Today we're heading to Montreux on the GoldenPass line which takes around 3 hrs 15 mins and is supposedly one of Switzerland's most beautiful journeys.  Part of the route (from Zweisimmen to Montreux) is on a different gauge track and run by a completely different company.  Although recently there have been attempts to run a through train, the delightfully helpful young lady at Interlaken West explained that these have in fact been suspended as they've damaged the line so we would have to change trains.  Although there is a special Belle Epoch train we decided to get the normal train as it is more comfortable and still has panoramic windows although we still needed to book seats on the second leg.

First time we've seen this mountain, it's been thick cloud every other time we've stood on the platform.


I think this is Lake Thun which we could see from Harder Kulm.




Maybe I was expecting too much, but I didn't find the scenery to be as jaw droppingly gorgeous as I'd imagined it would be.




Arriving into Zweisimmen station where we had to change trains, we'd given ourselves half an hour to wander around but everywhere seemed closed and there were very few people about.  I suppose it's like Kleine Scheidegg, just a place where you change trains unless you're here in the height of the skiing season.





The church looked interesting but sadly by the time we found it we were running out of time so couldn't stop.
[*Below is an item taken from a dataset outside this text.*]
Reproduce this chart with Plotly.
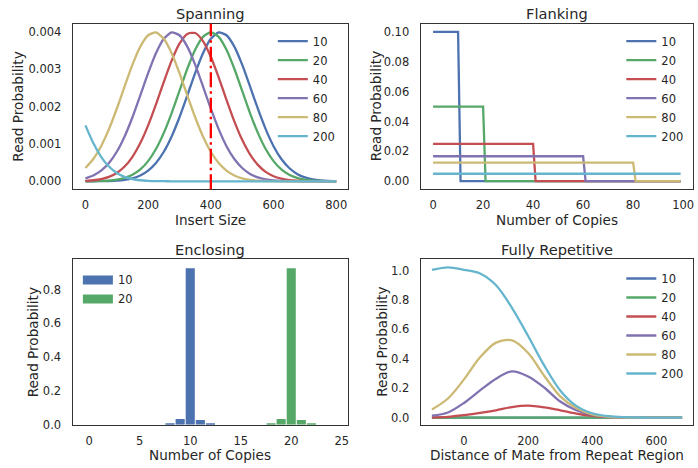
import plotly.graph_objects as go

# ---------------- data ----------------
copies = ["10", "20", "40", "60", "80", "200"]
colors = ["#4C72B0", "#55A868", "#C44E52", "#8172B2", "#CCB974", "#64B5CD"]

# Spanning: read probability vs insert size (every 25 bp)
span_x = list(range(0, 801, 25))
span_10 = [0.0000004, 0.0000011, 0.0000029, 0.0000074, 0.000017, 0.000038, 0.000079, 0.000154,
           0.000283, 0.000488, 0.00079, 0.0012, 0.001714, 0.0023, 0.002897, 0.00343, 0.003815,
           0.003985, 0.00391, 0.003606, 0.003123, 0.002541, 0.001942, 0.001395, 0.00094, 0.000596,
           0.000355, 0.000198, 0.000104, 0.000052, 0.000024, 0.00001, 0.0000042]
span_20 = [0.0000013, 0.0000035, 0.0000088, 0.00002, 0.000044, 0.000091, 0.000175, 0.000318,
           0.00054, 0.000863, 0.001296, 0.001827, 0.00242, 0.003012, 0.003521, 0.003867, 0.00399,
           0.003867, 0.003521, 0.003012, 0.00242, 0.001827, 0.001296, 0.000863, 0.00054, 0.000318,
           0.000175, 0.000091, 0.000044, 0.00002, 0.0000088, 0.0000035, 0.0000013]
span_40 = [0.000012, 0.000028, 0.00006, 0.000119, 0.000224, 0.000395, 0.000656, 0.001023,
           0.001497, 0.00206, 0.002661, 0.00323, 0.003683, 0.003945, 0.00397, 0.003753, 0.003333,
           0.00278, 0.002179, 0.001604, 0.001109, 0.000721, 0.00044, 0.000252, 0.000136, 0.000069,
           0.000033, 0.000014, 0.0000061, 0.0000024, 0.0000009, 0.0000003, 0.0000001]
span_60 = [0.000079, 0.000154, 0.000283, 0.000488, 0.00079, 0.0012, 0.001714, 0.0023,
           0.002897, 0.00343, 0.003815, 0.003985, 0.00391, 0.003606, 0.003123, 0.002541, 0.001942,
           0.001395, 0.00094, 0.000596, 0.000355, 0.000198, 0.000104, 0.000052, 0.000024, 0.00001,
           0.0000042, 0.0000016, 0.0000006, 0.0000002, 0.0, 0.0, 0.0]
span_80 = [0.000355, 0.000596, 0.00094, 0.001395, 0.001942, 0.002541, 0.003123, 0.003606,
           0.00391, 0.003985, 0.003815, 0.00343, 0.002897, 0.0023, 0.001714, 0.0012, 0.00079,
           0.000488, 0.000283, 0.000154, 0.000079, 0.000038, 0.000017, 0.0000074, 0.0000029,
           0.0000011, 0.0000004, 0.0, 0.0, 0.0, 0.0, 0.0, 0.0]
span_200 = [0.001497, 0.001023, 0.000656, 0.000395, 0.000224, 0.000119, 0.00006, 0.000028,
            0.000012, 0.0000051, 0.000002, 0.0, 0.0, 0.0, 0.0, 0.0, 0.0, 0.0, 0.0, 0.0, 0.0, 0.0,
            0.0, 0.0, 0.0, 0.0, 0.0, 0.0, 0.0, 0.0, 0.0, 0.0, 0.0]
span_cutoff = 400

# Flanking: step functions (level up to the last copy, then zero)
flank_last_copy = [10, 20, 40, 60, 80, 99]
flank_level = [0.1, 0.05, 0.025, 0.0167, 0.0125, 0.005]
flank_max_copy = 99

# Enclosing: bar chart
enc_x = list(range(0, 25))
enc_10 = [0, 0, 0, 0, 0, 0, 0, 0, 0.005, 0.034, 0.926, 0.029, 0.005, 0, 0, 0, 0, 0, 0, 0, 0, 0, 0, 0, 0]
enc_20 = [0, 0, 0, 0, 0, 0, 0, 0, 0, 0, 0, 0, 0, 0, 0, 0, 0, 0, 0.005, 0.034, 0.926, 0.029, 0.005, 0, 0]

# Fully repetitive
fr_x = [-100, -50, 0, 50, 100, 150, 200, 250, 300, 350, 400, 450, 500, 550, 600, 650, 680]
fr_10 = [0.0] * 17
fr_20 = [0.0] * 17
fr_40 = [0.0, 0.005, 0.017, 0.032, 0.05, 0.072, 0.081, 0.07, 0.05, 0.028, 0.012, 0.004, 0.001, 0, 0, 0, 0]
fr_60 = [0.013, 0.035, 0.10, 0.185, 0.265, 0.315, 0.28, 0.205, 0.11, 0.05, 0.018, 0.005, 0.001, 0, 0, 0, 0]
fr_80 = [0.055, 0.13, 0.26, 0.41, 0.51, 0.525, 0.44, 0.285, 0.145, 0.065, 0.022, 0.006, 0.001, 0, 0, 0, 0]
fr_200 = [1.005, 1.022, 1.005, 0.98, 0.90, 0.745, 0.555, 0.355, 0.185, 0.08, 0.03, 0.01, 0.003, 0.001, 0, 0, 0]

# ---------------- figure ----------------
W, H = 698, 468
FONT = "DejaVu Sans"
TXT = "#262626"
LW = 2.3

fig = go.Figure()

span_series = [span_10, span_20, span_40, span_60, span_80, span_200]
for name, ys, c in zip(copies, span_series, colors):
    fig.add_trace(go.Scatter(x=span_x, y=ys, mode="lines", name=name,
                             line=dict(color=c, width=LW, shape="spline", smoothing=0.6),
                             xaxis="x", yaxis="y", legend="legend"))

for name, last, lev, c in zip(copies, flank_last_copy, flank_level, colors):
    if last >= flank_max_copy:
        xs, ys = [0, flank_max_copy], [lev, lev]
    else:
        xs = [0, last, last + 1, flank_max_copy]
        ys = [lev, lev, 0, 0]
    fig.add_trace(go.Scatter(x=xs, y=ys, mode="lines", name=name,
                             line=dict(color=c, width=LW),
                             xaxis="x2", yaxis="y2", legend="legend2"))

for name, ys, c in zip(copies[:2], [enc_10, enc_20], colors[:2]):
    fig.add_trace(go.Bar(x=enc_x, y=ys, name=name, marker=dict(color=c, line=dict(width=0)),
                         width=0.9, showlegend=False, xaxis="x3", yaxis="y3"))
    fig.add_trace(go.Scatter(x=[None], y=[None], mode="lines", name=name,
                             line=dict(color=c, width=9),
                             xaxis="x3", yaxis="y3", legend="legend3"))

fr_series = [fr_10, fr_20, fr_40, fr_60, fr_80, fr_200]
for name, ys, c in zip(copies, fr_series, colors):
    fig.add_trace(go.Scatter(x=fr_x, y=ys, mode="lines", name=name,
                             line=dict(color=c, width=LW, shape="spline", smoothing=0.9),
                             xaxis="x4", yaxis="y4", legend="legend4"))

fig.add_shape(type="line", xref="x", yref="y domain", x0=span_cutoff, x1=span_cutoff, y0=0, y1=1,
              line=dict(color="#FF0000", width=2.3, dash="15px,4px,2.5px,4px"))

def xd(a, b):
    return [a / W, b / W]

def yd(top, bottom):
    return [1 - bottom / H, 1 - top / H]

axis_common = dict(showgrid=False, zeroline=False, showline=True, mirror=True,
                   linecolor="#333333", linewidth=1.3, ticks="",
                   tickfont=dict(family=FONT, size=11.5, color=TXT))

L1, R1, L2, R2 = 73, 348, 421.3, 694
T1, B1, T2, B2 = 24, 192, 263.3, 431.3
XSO = 5

fig.update_layout(
    xaxis=dict(domain=xd(L1, R1), anchor="y", range=[-40, 836], tickvals=[0, 200, 400, 600, 800],
               ticklabelstandoff=XSO, **axis_common),
    yaxis=dict(domain=yd(T1, B1), anchor="x", range=[-0.00021, 0.00422],
               tickvals=[0, 0.001, 0.002, 0.003, 0.004], tickformat=".3f",
               ticklabelstandoff=8, **axis_common),
    xaxis2=dict(domain=xd(L2, R2), anchor="y2", range=[-4.95, 103.95], tickvals=[0, 20, 40, 60, 80, 100],
                ticklabelstandoff=XSO, **axis_common),
    yaxis2=dict(domain=yd(T1, B1), anchor="x2", range=[-0.0053, 0.1055],
                tickvals=[0, 0.02, 0.04, 0.06, 0.08, 0.10], tickformat=".2f",
                ticklabelstandoff=8, **axis_common),
    xaxis3=dict(domain=xd(72.7, 348.3), anchor="y3", range=[-1.65, 25.6], tickvals=[0, 5, 10, 15, 20, 25],
                ticklabelstandoff=XSO, **axis_common),
    yaxis3=dict(domain=yd(T2, B2), anchor="x3", range=[0, 0.978],
                tickvals=[0, 0.2, 0.4, 0.6, 0.8], tickformat=".1f",
                ticklabelstandoff=8, **axis_common),
    xaxis4=dict(domain=xd(L2, R2), anchor="y4", range=[-135, 714], tickvals=[0, 200, 400, 600],
                ticklabelstandoff=XSO, **axis_common),
    yaxis4=dict(domain=yd(T2, B2), anchor="x4", range=[-0.049, 1.076],
                tickvals=[0, 0.2, 0.4, 0.6, 0.8, 1.0], tickformat=".1f",
                ticklabelstandoff=8, **axis_common),
    barmode="overlay",
    width=W, height=H,
    margin=dict(l=0, r=0, t=0, b=0),
    paper_bgcolor="white", plot_bgcolor="white",
    font=dict(family=FONT, color=TXT),
    showlegend=True,
)

leg_common = dict(bgcolor="rgba(0,0,0,0)", borderwidth=0, font=dict(family=FONT, size=11.5, color=TXT),
                  xanchor="left", yanchor="top", tracegroupgap=0, itemwidth=30)
fig.update_layout(
    legend=dict(x=(277.5 - 4.3) / W, y=1 - 27 / H, **leg_common),
    legend2=dict(x=(626.5 - 4.3) / W, y=1 - 27 / H, **leg_common),
    legend3=dict(x=(84 - 6) / W, y=1 - 269.5 / H, **leg_common),
    legend4=dict(x=(626.5 - 4.3) / W, y=1 - 268 / H, **leg_common),
)

def ann(text, x, y, size, angle=0):
    fig.add_annotation(text=text, x=x / W, y=1 - y / H, xref="paper", yref="paper",
                       showarrow=False, textangle=angle, xanchor="center", yanchor="middle",
                       font=dict(family=FONT, size=size, color=TXT))

# titles
ann("Spanning", (L1 + R1) / 2, 14, 14.6)
ann("Flanking", (L2 + R2) / 2, 14, 14.6)
ann("Enclosing", (72.7 + 348.3) / 2, 253, 14.6)
ann("Fully Repetitive", (L2 + R2) / 2, 253, 14.6)
# x labels
ann("Insert Size", (L1 + R1) / 2, 223.5, 13.6)
ann("Number of Copies", (L2 + R2) / 2, 223.5, 13.6)
ann("Number of Copies", (72.7 + 348.3) / 2, 462.3, 13.6)
ann("Distance of Mate from Repeat Region", (L2 + R2) / 2, 462.3, 13.6)
# y labels
ann("Read Probability", 18.3, (T1 + B1) / 2, 13.6, -90)
ann("Read Probability", 377.3, (T1 + B1) / 2, 13.6, -90)
ann("Read Probability", 33.3, (T2 + B2) / 2, 13.6, -90)
ann("Read Probability", 382.3, (T2 + B2) / 2, 13.6, -90)

fig.write_html("out.html", config={"displayModeBar": False},
               post_script="document.body.style.margin='0';")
Pity really as the covered entrance gate looked amazing.





Gnomes of every shape and size.



Our next train arrived on time and we easily found our seats, either side of the gangway so we could swop over if necessary.  Actually some of the reserved seats weren't occupied so with permission from the ticket inspectors I moved around the carriage leaving Ian chatting away to the young couple sitting opposite us.  They were from South Wales and had come here on a train from France but once again were finding the cost of everything rather prohibitive - they said they'd been spending almost £100 each evening on dinner.  Obviously not yet as inventive as we've become seeking out the most economical way of eating/drinking.
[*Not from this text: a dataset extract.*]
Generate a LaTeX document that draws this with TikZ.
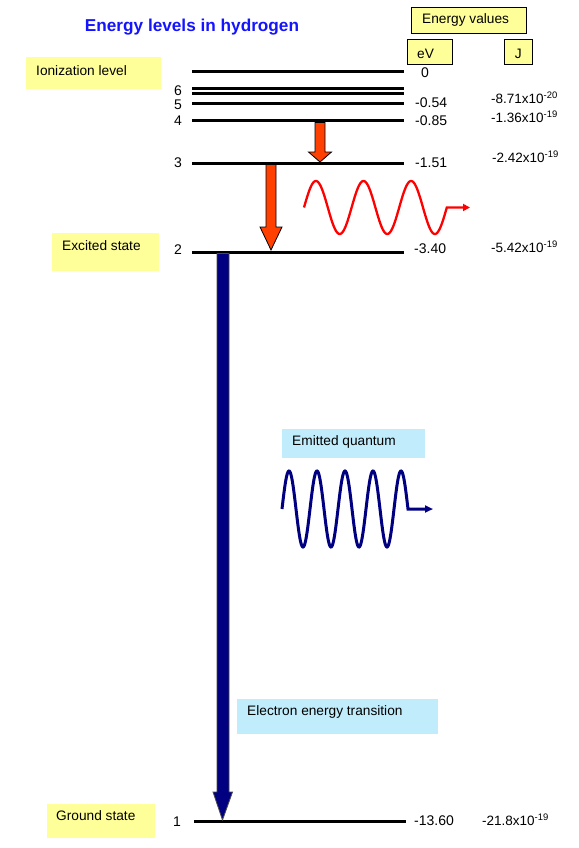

(Sorry but there is a definite colour cast on these photos so I'm guessing the train's windows are tinted - I tried to correct it quickly but not sure I've done it well enough).


I'm surprised at the amount of telegraph cables all over the place, they rather spoil a shot like this but there are just too many to clone out.
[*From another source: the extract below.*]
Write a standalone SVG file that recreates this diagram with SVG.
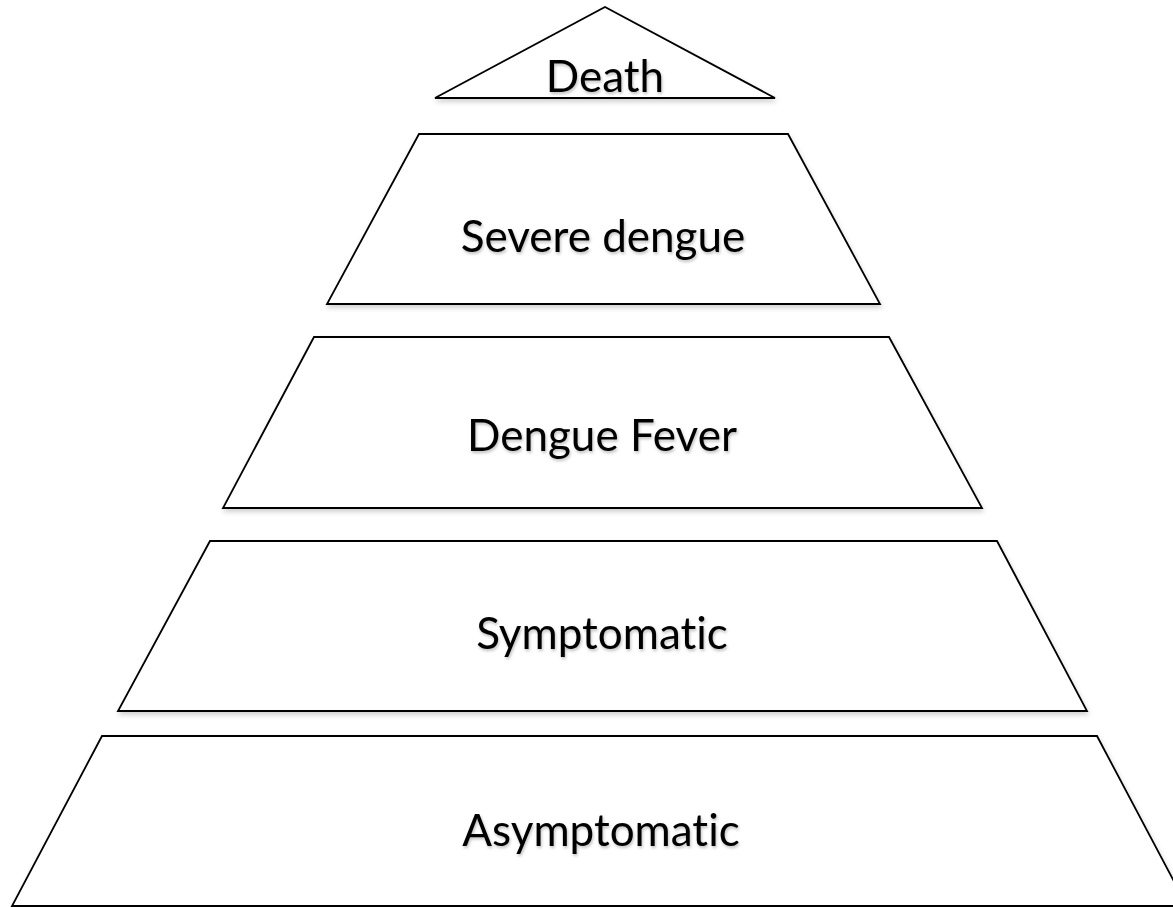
<svg xmlns="http://www.w3.org/2000/svg" width="1173" height="907" viewBox="0 0 1173 907">
  <defs>
    <filter id="sh" x="-10%" y="-10%" width="120%" height="130%">
      <feDropShadow dx="1" dy="3" stdDeviation="2.5" flood-color="#000" flood-opacity="0.18"/>
    </filter>
    <filter id="tsh" x="-10%" y="-20%" width="120%" height="150%">
      <feDropShadow dx="1" dy="2" stdDeviation="1.5" flood-color="#000" flood-opacity="0.25"/>
    </filter>
  </defs>
  <style>
    .shape { fill: #ffffff; stroke: #000000; stroke-width: 1.8; stroke-linejoin: miter; filter: url(#sh); }
    .label { font-family: Lato, "Liberation Sans", sans-serif; font-size: 44px; fill: #000000; text-anchor: middle; font-variant-ligatures: none; font-feature-settings: "liga" 0, "dlig" 0; filter: url(#tsh); }
  </style>
  <rect width="1173" height="907" fill="#ffffff"/>
  <g id="death">
    <polygon class="shape" points="605,7 775,98 435,98"/>
    <text class="label" x="605" y="92">Death</text>
  </g>
  <g id="severe-dengue">
    <polygon class="shape" points="419,134 788,134 880,304 327,304"/>
    <text class="label" x="603" y="252">Severe dengue</text>
  </g>
  <g id="dengue-fever">
    <polygon class="shape" points="314,337 889,337 982,508 223,508"/>
    <text class="label" x="602" y="451">Dengue Fever</text>
  </g>
  <g id="symptomatic">
    <polygon class="shape" points="210,541 997,541 1087,711 118,711"/>
    <text class="label" x="602" y="649">Symptomatic</text>
  </g>
  <g id="asymptomatic">
    <polygon class="shape" points="102,736 1097,736 1187,906 12,906"/>
    <text class="label" x="601" y="846">Asymptomatic</text>
  </g>
  <g id="connectors"/>
</svg>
This young lady clearly wasn't overly impressed by the views either.






This is such a lovely scene; I can just picture Maria skipping along the path with the Von Trapp children singing "The Hills Are Alive .........."



Just to prove we were actually on a train, in case you couldn't tell from the reflections, I've left the window edge in.






Another of the many problems of travelling by train - the major one of course being that you can't just stop when you want to - is that we don't have a clue where we are.  

This small airstrip may give me an idea if I start researching..  




The train ran through the centre of Gstaad which is a lovely little town and, I’m sure, a very, very expensive place to live.  It boasts an amazing list of former residents including the Rainiers of Monaco, Roger Moore, David Niven and Peter Sellers to name a few.





A Swiss housing estate?


With the benefit of hindsight and a period of reflection (no, not window reflection!), I'm actually starting to think it was rather a picturesque journey after all.

I don't know if you can see the white in the field around the house in the middle, but is wild narcissus.



And another, although sadly we didn't see any close to the tracks.



I've been very keen to see cows wearing cowbells ever since we arrived.


Our first glimpse of Lake Geneva, just above the house.


The track twists and turns many times on the way down so Montreux was seen from many angles.


The mountains on the other side of the lake which are still in Switzerland, just.